* start Information supplied *

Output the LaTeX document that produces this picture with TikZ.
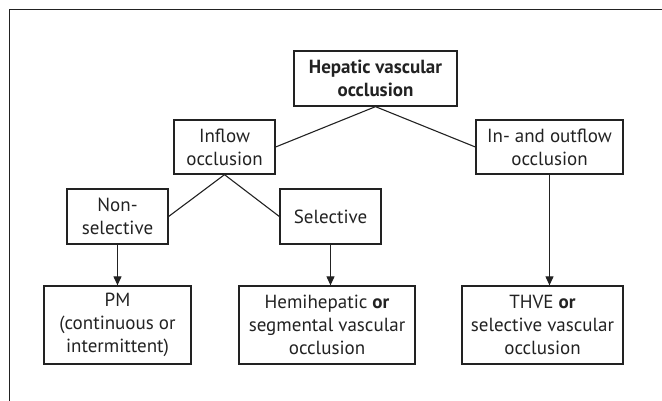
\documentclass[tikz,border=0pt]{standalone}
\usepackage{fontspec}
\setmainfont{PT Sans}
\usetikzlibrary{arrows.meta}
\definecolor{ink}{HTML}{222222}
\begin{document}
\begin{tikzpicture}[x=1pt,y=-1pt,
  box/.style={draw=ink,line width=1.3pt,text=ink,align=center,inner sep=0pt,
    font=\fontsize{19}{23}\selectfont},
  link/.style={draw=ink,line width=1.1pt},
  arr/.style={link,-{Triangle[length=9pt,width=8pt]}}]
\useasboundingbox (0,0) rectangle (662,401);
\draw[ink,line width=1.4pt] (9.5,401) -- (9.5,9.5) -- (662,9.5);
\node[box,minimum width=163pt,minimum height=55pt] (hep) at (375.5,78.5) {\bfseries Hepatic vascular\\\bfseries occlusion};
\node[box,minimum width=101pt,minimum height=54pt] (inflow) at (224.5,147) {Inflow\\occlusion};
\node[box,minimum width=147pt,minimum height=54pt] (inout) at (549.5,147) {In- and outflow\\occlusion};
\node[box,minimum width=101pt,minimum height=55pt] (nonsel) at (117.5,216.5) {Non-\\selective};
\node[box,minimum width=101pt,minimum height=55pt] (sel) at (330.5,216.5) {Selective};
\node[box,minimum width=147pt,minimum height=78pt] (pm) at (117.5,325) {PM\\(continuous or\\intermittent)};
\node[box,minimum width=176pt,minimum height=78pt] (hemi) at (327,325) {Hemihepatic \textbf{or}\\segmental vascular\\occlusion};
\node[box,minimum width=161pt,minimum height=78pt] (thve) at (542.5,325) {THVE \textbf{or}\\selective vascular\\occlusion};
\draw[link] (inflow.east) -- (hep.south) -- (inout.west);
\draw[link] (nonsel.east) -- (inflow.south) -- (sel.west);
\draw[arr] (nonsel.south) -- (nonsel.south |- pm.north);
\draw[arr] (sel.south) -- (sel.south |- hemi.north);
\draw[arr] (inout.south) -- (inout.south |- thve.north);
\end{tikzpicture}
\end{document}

* end Information supplied *

Print the full listing exactly, dropping the pictures.

Completed exercise:
Output the LaTeX document that produces this picture with TikZ.
\documentclass[tikz,border=0pt]{standalone}
\usepackage{fontspec}
\setmainfont{PT Sans}
\usetikzlibrary{arrows.meta}
\definecolor{ink}{HTML}{222222}
\begin{document}
\begin{tikzpicture}[x=1pt,y=-1pt,
  box/.style={draw=ink,line width=1.3pt,text=ink,align=center,inner sep=0pt,
    font=\fontsize{19}{23}\selectfont},
  link/.style={draw=ink,line width=1.1pt},
  arr/.style={link,-{Triangle[length=9pt,width=8pt]}}]
\useasboundingbox (0,0) rectangle (662,401);
\draw[ink,line width=1.4pt] (9.5,401) -- (9.5,9.5) -- (662,9.5);
\node[box,minimum width=163pt,minimum height=55pt] (hep) at (375.5,78.5) {\bfseries Hepatic vascular\\\bfseries occlusion};
\node[box,minimum width=101pt,minimum height=54pt] (inflow) at (224.5,147) {Inflow\\occlusion};
\node[box,minimum width=147pt,minimum height=54pt] (inout) at (549.5,147) {In- and outflow\\occlusion};
\node[box,minimum width=101pt,minimum height=55pt] (nonsel) at (117.5,216.5) {Non-\\selective};
\node[box,minimum width=101pt,minimum height=55pt] (sel) at (330.5,216.5) {Selective};
\node[box,minimum width=147pt,minimum height=78pt] (pm) at (117.5,325) {PM\\(continuous or\\intermittent)};
\node[box,minimum width=176pt,minimum height=78pt] (hemi) at (327,325) {Hemihepatic \textbf{or}\\segmental vascular\\occlusion};
\node[box,minimum width=161pt,minimum height=78pt] (thve) at (542.5,325) {THVE \textbf{or}\\selective vascular\\occlusion};
\draw[link] (inflow.east) -- (hep.south) -- (inout.west);
\draw[link] (nonsel.east) -- (inflow.south) -- (sel.west);
\draw[arr] (nonsel.south) -- (nonsel.south |- pm.north);
\draw[arr] (sel.south) -- (sel.south |- hemi.north);
\draw[arr] (inout.south) -- (inout.south |- thve.north);
\end{tikzpicture}
\end{document}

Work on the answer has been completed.